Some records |
+ + +
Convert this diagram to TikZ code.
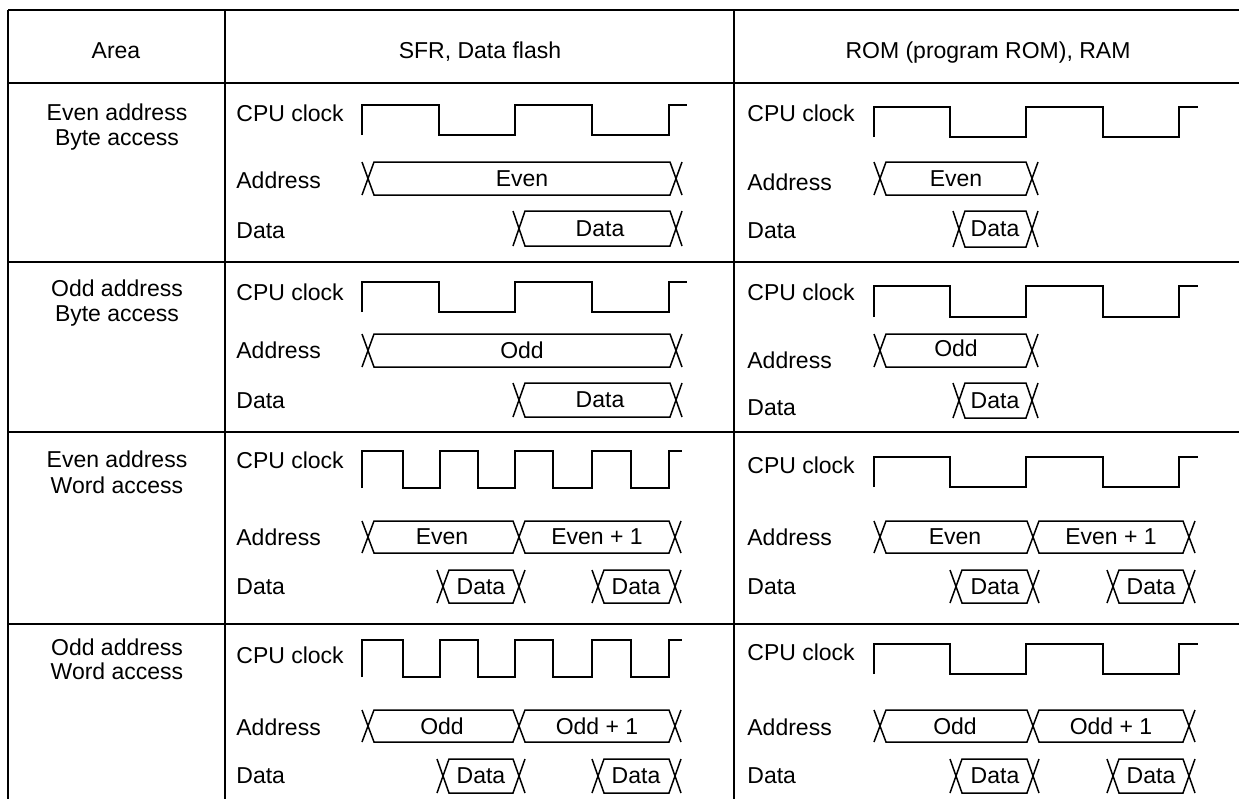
\documentclass[tikz,border=0pt]{standalone}
\usepackage{fontspec}
\setmainfont{Liberation Sans}
\begin{document}
\begin{tikzpicture}[x=0.5pt,y=-0.5pt,
  rule/.style={line width=1pt},
  wave/.style={line width=0.75pt,line join=miter},
  txt/.style={inner sep=0pt,font=\fontsize{11.5}{13}\selectfont},
  lab/.style={txt,anchor=base west},
  mid/.style={txt,anchor=base},
  val/.style={txt,anchor=center}]
 \useasboundingbox (0,0) rectangle (1239,799);
 % table
 \draw[rule](8,10)--(1245,10);
 \draw[rule](8,83)--(1245,83);
 \draw[rule](8,262)--(1245,262);
 \draw[rule](8,432)--(1245,432);
 \draw[rule](8,624)--(1245,624);
 \draw[rule](8,10)--(8,805);
 \draw[rule](225,10)--(225,805);
 \draw[rule](734,10)--(734,805);
 \node[mid] (area) at (116,58) {Area};
 \node[mid] (sfr) at (480,58) {SFR, Data flash};
 \node[mid] (rom) at (988,58) {ROM (program ROM), RAM};
 \node[mid] (eba) at (117,120) {Even address};
 \node[mid] (ebb) at (117,145.5) {Byte access};
 \node[mid] (oba) at (117,296.5) {Odd address};
 \node[mid] (obb) at (117,321.5) {Byte access};
 \node[mid] (ewa) at (117,467.5) {Even address};
 \node[mid] (ewb) at (117,493.5) {Word access};
 \node[mid] (owa) at (117,655.5) {Odd address};
 \node[mid] (owb) at (117,679.5) {Word access};
 % even address, byte access
 \node[lab] (clk12) at (236,121) {CPU clock};
 \node[lab] (adr12) at (236,188.5) {Address};
 \node[lab] (dat12) at (236,238) {Data};
 \draw[wave](362,135)--(362,105)--(439,105)--(439,135)--(515,135)--(515,105)--(592,105)--(592,135)--(669,135)--(669,105)--(687,105);
 \draw[wave](362,162)--(374,195)--(670,195)--(682,162);
 \draw[wave](362,195)--(374,162)--(670,162)--(682,195);
 \node[val] (a12) at (522,178.5) {Even};
 \draw[wave](513,211)--(525,246)--(670,246)--(682,211);
 \draw[wave](513,246)--(525,211)--(670,211)--(682,246);
 \node[val] (d12) at (600,228.5) {Data};
 \node[lab] (clk13) at (747,121) {CPU clock};
 \node[lab] (adr13) at (747,190.5) {Address};
 \node[lab] (dat13) at (747,238.5) {Data};
 \draw[wave](874,137)--(874,107)--(950,107)--(950,137)--(1026,137)--(1026,107)--(1103,107)--(1103,137)--(1179,137)--(1179,107)--(1198,107);
 \draw[wave](874,162)--(886,195)--(1026,195)--(1038,162);
 \draw[wave](874,195)--(886,162)--(1026,162)--(1038,195);
 \node[val] (a13) at (956,178.5) {Even};
 \draw[wave](953,211)--(965,247)--(1026,247)--(1038,211);
 \draw[wave](953,247)--(965,211)--(1026,211)--(1038,247);
 \node[val] (d13) at (995,229) {Data};
 % odd address, byte access
 \node[lab] (clk22) at (236,300.5) {CPU clock};
 \node[lab] (adr22) at (236,358.5) {Address};
 \node[lab] (dat22) at (236,408.5) {Data};
 \draw[wave](362,312)--(362,282)--(439,282)--(439,312)--(515,312)--(515,282)--(592,282)--(592,312)--(669,312)--(669,282)--(687,282);
 \draw[wave](362,334)--(374,367)--(670,367)--(682,334);
 \draw[wave](362,367)--(374,334)--(670,334)--(682,367);
 \node[val] (a22) at (522,350.5) {Odd};
 \draw[wave](513,383)--(525,417)--(670,417)--(682,383);
 \draw[wave](513,417)--(525,383)--(670,383)--(682,417);
 \node[val] (d22) at (600,400) {Data};
 \node[lab] (clk23) at (747,300.5) {CPU clock};
 \node[lab] (adr23) at (747,368.5) {Address};
 \node[lab] (dat23) at (747,415.5) {Data};
 \draw[wave](874,317)--(874,286)--(950,286)--(950,317)--(1026,317)--(1026,286)--(1103,286)--(1103,317)--(1179,317)--(1179,286)--(1198,286);
 \draw[wave](874,334)--(886,367)--(1026,367)--(1038,334);
 \draw[wave](874,367)--(886,334)--(1026,334)--(1038,367);
 \node[val] (a23) at (956,348) {Odd};
 \draw[wave](953,383)--(965,418)--(1026,418)--(1038,383);
 \draw[wave](953,418)--(965,383)--(1026,383)--(1038,418);
 \node[val] (d23) at (995,401) {Data};
 % even address, word access
 \node[lab] (clk32) at (236,468.5) {CPU clock};
 \node[lab] (adr32) at (236,545.5) {Address};
 \node[lab] (dat32) at (236,594.5) {Data};
 \draw[wave](362,488)--(362,451)--(403,451)--(403,488)--(440,488)--(440,451)--(478,451)--(478,488)--(515,488)--(515,451)--(553,451)--(553,488)--(592,488)--(592,451)--(631,451)--(631,488)--(669,488)--(669,451)--(682,451);
 \draw[wave](362,521)--(374,553)--(513,553)--(525,521)--(669,521)--(681,553);
 \draw[wave](362,553)--(374,521)--(513,521)--(525,553)--(669,553)--(681,521);
 \node[val] (a32) at (442,537) {Even};
 \node[val] (b32) at (597,537) {Even + 1};
 \draw[wave](437,570)--(449,603)--(513,603)--(525,570);
 \draw[wave](437,603)--(449,570)--(513,570)--(525,603);
 \draw[wave](592,570)--(604,603)--(669,603)--(681,570);
 \draw[wave](592,603)--(604,570)--(669,570)--(681,603);
 \node[val] (d32) at (481,586.5) {Data};
 \node[val] (e32) at (636,586.5) {Data};
 \node[lab] (clk33) at (747,473.5) {CPU clock};
 \node[lab] (adr33) at (747,545.5) {Address};
 \node[lab] (dat33) at (747,594.5) {Data};
 \draw[wave](874,487)--(874,457)--(950,457)--(950,487)--(1026,487)--(1026,457)--(1103,457)--(1103,487)--(1179,487)--(1179,457)--(1198,457);
 \draw[wave](874,521)--(886,553)--(1027,553)--(1039,521)--(1183,521)--(1195,553);
 \draw[wave](874,553)--(886,521)--(1027,521)--(1039,553)--(1183,553)--(1195,521);
 \node[val] (a33) at (955,537) {Even};
 \node[val] (b33) at (1111,537) {Even + 1};
 \draw[wave](950,570)--(962,603)--(1027,603)--(1039,570);
 \draw[wave](950,603)--(962,570)--(1027,570)--(1039,603);
 \draw[wave](1107,570)--(1119,603)--(1183,603)--(1195,570);
 \draw[wave](1107,603)--(1119,570)--(1183,570)--(1195,603);
 \node[val] (d33) at (995,586.5) {Data};
 \node[val] (e33) at (1151,586.5) {Data};
 % odd address, word access
 \node[lab] (clk42) at (236,663.5) {CPU clock};
 \node[lab] (adr42) at (236,735.5) {Address};
 \node[lab] (dat42) at (236,783.5) {Data};
 \draw[wave](362,677)--(362,640)--(403,640)--(403,677)--(440,677)--(440,640)--(478,640)--(478,677)--(515,677)--(515,640)--(553,640)--(553,677)--(592,677)--(592,640)--(631,640)--(631,677)--(669,677)--(669,640)--(682,640);
 \draw[wave](362,710)--(374,742)--(513,742)--(525,710)--(669,710)--(681,742);
 \draw[wave](362,742)--(374,710)--(513,710)--(525,742)--(669,742)--(681,710);
 \node[val] (a42) at (442,726) {Odd};
 \node[val] (b42) at (597,726) {Odd + 1};
 \draw[wave](437,759)--(449,793)--(513,793)--(525,759);
 \draw[wave](437,793)--(449,759)--(513,759)--(525,793);
 \draw[wave](592,759)--(604,793)--(669,793)--(681,759);
 \draw[wave](592,793)--(604,759)--(669,759)--(681,793);
 \node[val] (d42) at (481,776) {Data};
 \node[val] (e42) at (636,776) {Data};
 \node[lab] (clk43) at (747,660.5) {CPU clock};
 \node[lab] (adr43) at (747,735.5) {Address};
 \node[lab] (dat43) at (747,783.5) {Data};
 \draw[wave](874,674)--(874,644)--(950,644)--(950,674)--(1026,674)--(1026,644)--(1103,644)--(1103,674)--(1179,674)--(1179,644)--(1198,644);
 \draw[wave](874,710)--(886,742)--(1027,742)--(1039,710)--(1183,710)--(1195,742);
 \draw[wave](874,742)--(886,710)--(1027,710)--(1039,742)--(1183,742)--(1195,710);
 \node[val] (a43) at (955,726) {Odd};
 \node[val] (b43) at (1111,726) {Odd + 1};
 \draw[wave](950,759)--(962,793)--(1027,793)--(1039,759);
 \draw[wave](950,793)--(962,759)--(1027,759)--(1039,793);
 \draw[wave](1107,759)--(1119,793)--(1183,793)--(1195,759);
 \draw[wave](1107,793)--(1119,759)--(1183,759)--(1195,793);
 \node[val] (d43) at (995,776) {Data};
 \node[val] (e43) at (1151,776) {Data};
\end{tikzpicture}
\end{document}
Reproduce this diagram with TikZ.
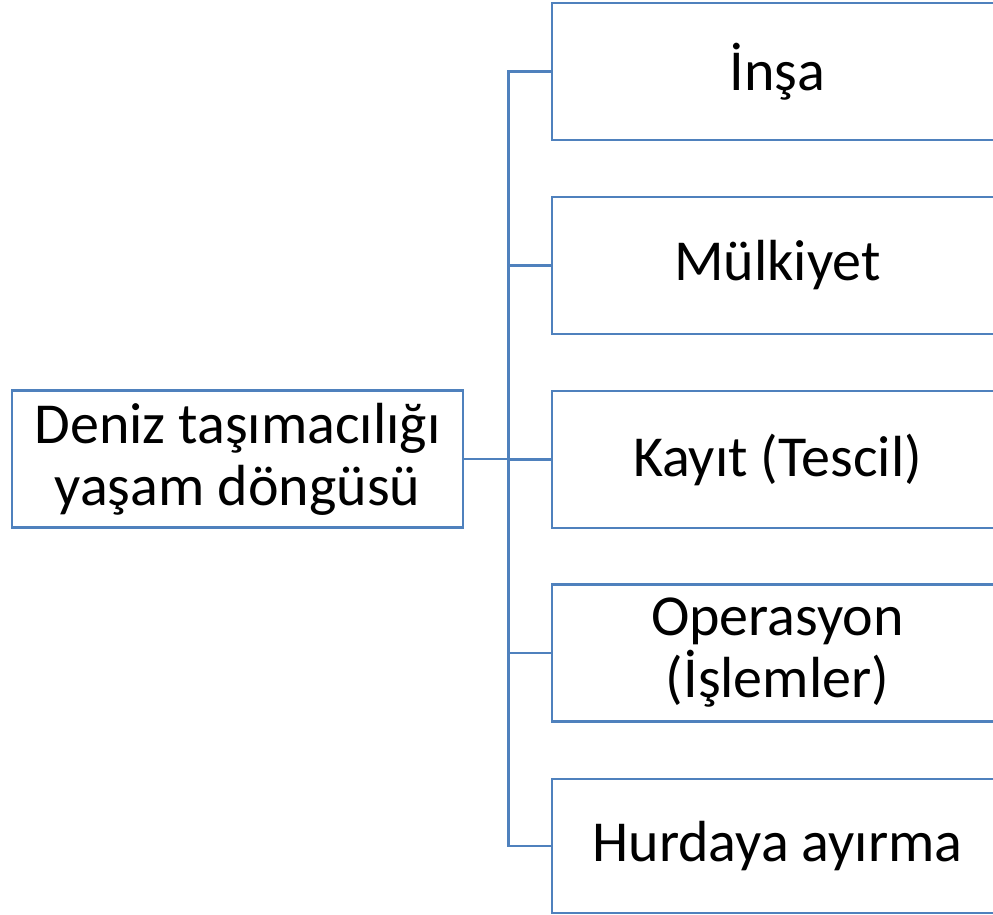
\documentclass[tikz,border=0pt]{standalone}
\usepackage{fontspec}
\setmainfont{Carlito}
\definecolor{linkblue}{RGB}{79,129,189}
\begin{document}
\begin{tikzpicture}[x=1pt,y=-1pt,
  box/.style={draw=linkblue, line width=2.8pt, fill=white, minimum width=451pt, minimum height=137pt,
    inner sep=0pt, align=center, font=\fontsize{58}{62}\selectfont},
  conn/.style={draw=linkblue, line width=2.8pt}]
\clip (0,0) rectangle (993,915);
\fill[white] (0,0) rectangle (993,915);
\node[box] (root) at (237.5,459) {Deniz taşımacılığı\\yaşam döngüsü};
\node[box] (b1) at (777.5,71.5) {İnşa};
\node[box] (b2) at (777.5,265.5) {Mülkiyet};
\node[box] (b3) at (777.5,459.5) {Kayıt (Tescil)};
\node[box] (b4) at (777.5,653) {Operasyon\\(İşlemler)};
\node[box, minimum height=134pt] (b5) at (777.5,846) {Hurdaya ayırma};
\coordinate (spine) at (508.5,0);
\draw[conn] (b1.west) -- (b1.west -| spine) -- (b5.west -| spine) -- (b5.west);
\draw[conn] (b2.west) -- (b2.west -| spine);
\draw[conn] (b3.west) -- (b3.west -| spine);
\draw[conn] (b4.west) -- (b4.west -| spine);
\draw[conn] (root.east) -- (root.east -| spine);
\end{tikzpicture}
\end{document}
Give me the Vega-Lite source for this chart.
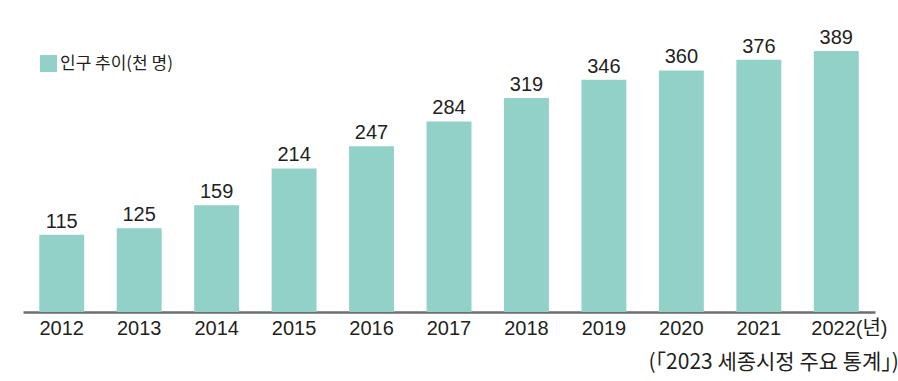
{
  "$schema": "https://vega.github.io/schema/vega-lite/v6.json",
  "width": 852,
  "height": 312,
  "autosize": "none",
  "padding": {"left": 23, "top": 0, "right": 23, "bottom": 69},
  "background": "white",
  "config": {"view": {"stroke": null}},
  "title": {
    "text": "(「2023 세종시정 주요 통계」)",
    "orient": "bottom",
    "anchor": "end",
    "font": "Noto Sans CJK KR",
    "fontSize": 21,
    "fontWeight": "normal",
    "color": "#231f20",
    "offset": 14,
    "dx": 12
  },
  "data": {
    "values": [
      {"year": "2012", "value": 115, "series": "인구 추이(천 명)"},
      {"year": "2013", "value": 125, "series": "인구 추이(천 명)"},
      {"year": "2014", "value": 159, "series": "인구 추이(천 명)"},
      {"year": "2015", "value": 214, "series": "인구 추이(천 명)"},
      {"year": "2016", "value": 247, "series": "인구 추이(천 명)"},
      {"year": "2017", "value": 284, "series": "인구 추이(천 명)"},
      {"year": "2018", "value": 319, "series": "인구 추이(천 명)"},
      {"year": "2019", "value": 346, "series": "인구 추이(천 명)"},
      {"year": "2020", "value": 360, "series": "인구 추이(천 명)"},
      {"year": "2021", "value": 376, "series": "인구 추이(천 명)"},
      {"year": "2022", "value": 389, "series": "인구 추이(천 명)"}
    ]
  },
  "encoding": {
    "x": {
      "field": "year",
      "type": "ordinal",
      "scale": {"paddingInner": 0.42, "paddingOuter": 0.21},
      "axis": {
        "title": null,
        "labelAngle": 0,
        "ticks": false,
        "domainColor": "#6d6e71",
        "domainWidth": 2.5,
        "labelFont": "Liberation Sans Narrow, Liberation Sans, Noto Sans CJK KR",
        "labelFontSize": 20,
        "labelColor": "#231f20",
        "labelPadding": 6,
        "labelExpr": "datum.value == '2022' ? '2022(년)' : datum.label",
        "labelAlign": {"condition": {"test": "datum.value == '2022'", "value": "left"}, "value": "center"},
        "labelOffset": {"condition": {"test": "datum.value == '2022'", "value": -25}, "value": 0}
      }
    },
    "y": {
      "field": "value",
      "type": "quantitative",
      "scale": {"domain": [0, 465]},
      "axis": null
    }
  },
  "layer": [
    {
      "mark": {"type": "bar", "color": "#92d1c7"},
      "encoding": {
        "color": {
          "field": "series",
          "type": "nominal",
          "scale": {"range": ["#92d1c7"]},
          "legend": {
            "title": null,
            "orient": "none",
            "legendX": 17,
            "legendY": 55,
            "padding": 0,
            "symbolType": "square",
            "symbolSize": 289,
            "symbolStrokeWidth": 0,
            "symbolOpacity": 1,
            "labelFont": "Noto Sans CJK KR",
            "labelFontSize": 17,
            "labelColor": "#231f20",
            "labelOffset": 3
          }
        }
      }
    },
    {
      "mark": {
        "type": "text",
        "baseline": "alphabetic",
        "dy": -7,
        "font": "Liberation Sans Narrow, Liberation Sans",
        "fontSize": 20,
        "color": "#231f20"
      },
      "encoding": {"text": {"field": "value", "type": "quantitative"}}
    }
  ]
}
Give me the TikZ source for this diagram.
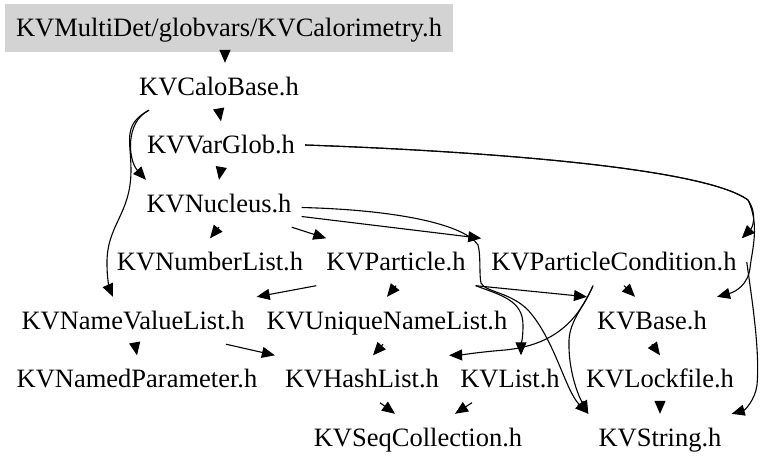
+ + +
GIVEN EXERCISE |
Pick out every line holding the string "diagram" and return it.

THE ANSWER |
Convert this diagram to TikZ code.
Reproduce this diagram with TikZ.
Give me the TikZ source for this diagram.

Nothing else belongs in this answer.